If you've got credit card debt that isn't on an introductory rate, you should be using any of your money for savings, you should be paying it down.
To the OP: there are a lot of things you need to consider, here. Over the long-term, at your age, a retirement investment is going to give you a better ROI (Return On Investment) than paying down your student loan. An aggressive, well-diversified small capital stock portfolio is going to give you a substantially better return over the long-term than 7%. So, if your choice is between paying down your student loan, or investing in retirement, invest in retirement, especially matching 401k programs (as Feral said) and Roth IRAs.
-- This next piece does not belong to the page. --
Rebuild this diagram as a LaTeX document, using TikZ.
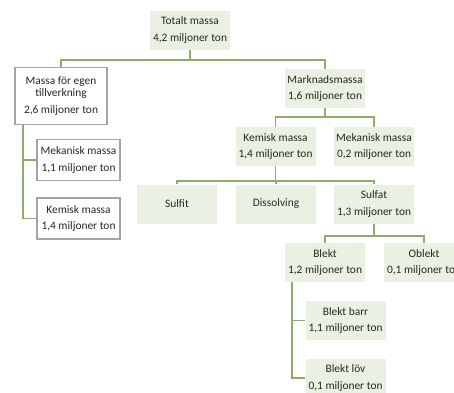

Now, beyond that, there are some other concerns to take into account. If you're making less than $65,000 (or less than $135,000 when married and filing jointly) the first $2500 in student loans are tax-deductible. Odds are, that top bit of money is going to be falling into the 25% bracket, so, say you were paying $2000 in interest this year, and had made $40,000. The government would deduct that $2000 from your income, meaning you wouldn't have to pay taxes on it (this is even true if you take the standard deduction), meaning that $2000 would only cost you $1500. This reduces your interest by 25% (or from 6.625% to a little less than 5%). If you were to slow down your student loan payments, to pay them back as slow as possible, you could pull in more than that on a CD pretty easily, to say nothing of a mutual or index fund. Hell, I pull in 5% on my savings account, which is enough to beat that.
So, basically, unless the tax code changes, you want to change your payment structure so it takes 100 years to pay those down if you can. It's good debt, that you can leverage to make money in the long term pretty easily.
Yeah sorry I meant paying down the CCs 1st, then the student loan, but making the min on the loan.
This is assuming your loan has the lower rate.